As readers of this blog know, I have given several presentations at CATESOL conferences on “Informational Interviews: A Practical, Multi-skill Activity for High Intermediate and Advanced ESL Students.” Based on my six years of assigning both undergraduate native speakers and international graduate students at the University of Southern California to conduct informational interviews, this presentation demonstrated how this one presentation assignment can lead to an entire month of engaging, demanding, and career-focused lessons for advanced ESL students. Students expand their vocabulary, write questions, conduct an off-campus interview with a working professional in a field of interest, and share the career advice they collected in a short oral presentation. It’s a challenging, satisfying, and popular assignment in my oral skills classes.
A small vocational college in Los Angeles, CES College, asked me to share the exercise with their faculty last week. Would middle-aged immigrants in blue collar jobs find this exercise worthwhile? I’m quite confident that immigrants would learn from all steps of the exercise, and expanding their social network beyond relatives and friends remains essential. Mechanics can interview mechanics and car repair show owners, and construction workers can interview construction workers – or managers. The proof, as the cliche goes, will be in the pudding and let’s see what happens with their students in the next six months.
Would this exercise work in an EFL context? I’m not sure. Many American universities can count on alumni to help their students in their job search, and granting an informational interview is a relatively easy way to contribute. Many American professional organizations also encourage their members to both assist and recruit students into the field. It may be difficult in many cultures for a younger person with less status to directly contact an older professional to seek career advice.
I do know, however, that many American colleges and graduate programs train their students to go on informational interviews to gain more detailed knowledge of their prospective careers. As in so many other areas of American life, white collar professionals have far greater access to both more information and stronger personal networks. This assignment brings a best practice outside of the elite circles.
Informational interviews can also be used with high school students as they begin to focus on their career ambitions. Here is a short list of additional links that I found last night as I prepared my presentation. The links are loosely organized from the most general sites that explain the concept to general audiences in simple English to professional documents for more specialized, often graduate-school audiences. Adult and community college ESL programs would probably find the earlier links more helpful than the later ones. As ever, use or lose.
Quintessential Careers emphasizes the importance of informational interviews in short, clear, and informative articles. High intermediate and advanced ESL students should be able to handle the vocabulary.
University of Notre Dame Informational Interviewing – This six-page guide provides excellent step by step instructions for students needing assistance with locating individuals, asking interview questions, writing thank you notes, and professionally networking.
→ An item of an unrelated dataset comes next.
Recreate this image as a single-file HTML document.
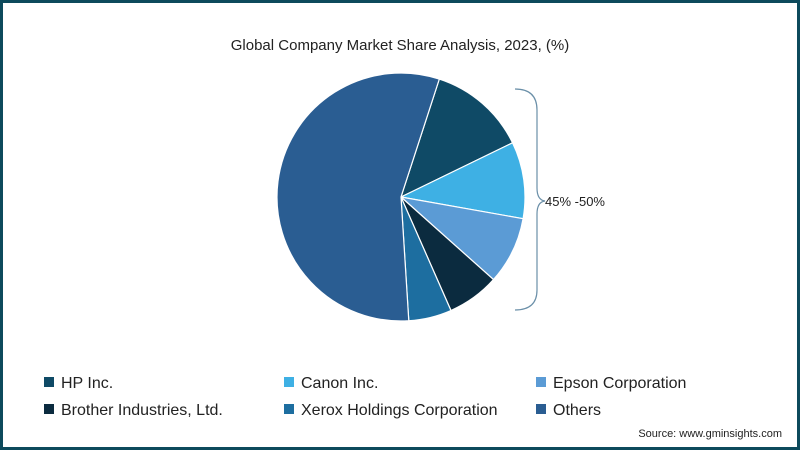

Case University, also recommends their undergraduate students go on informational interviews during their junior and senior years.
Cornell University Law School recommends informational interviews too.
Finally, here’s a 13-slide PowerPoint presentation titled “Networking and Informational Interviewing: Nuts and Bolts” by Scott Turner from USC Marshall School of Business, one of the world’s top MBA schools. Although I’m biased as a USC instructor, I think this presentation captures the practical possibilities of information interviewing. Many Marshall instructors advise MBA students that they should always be networking and conducting informational interviews during their graduate studies.
Given the difficult economic climate in many countries, I would suggest that it behooves more ESL and EFL teachers and tutors to consider adding informational interviews to their oral skills courses for their high-intermediate and advanced students.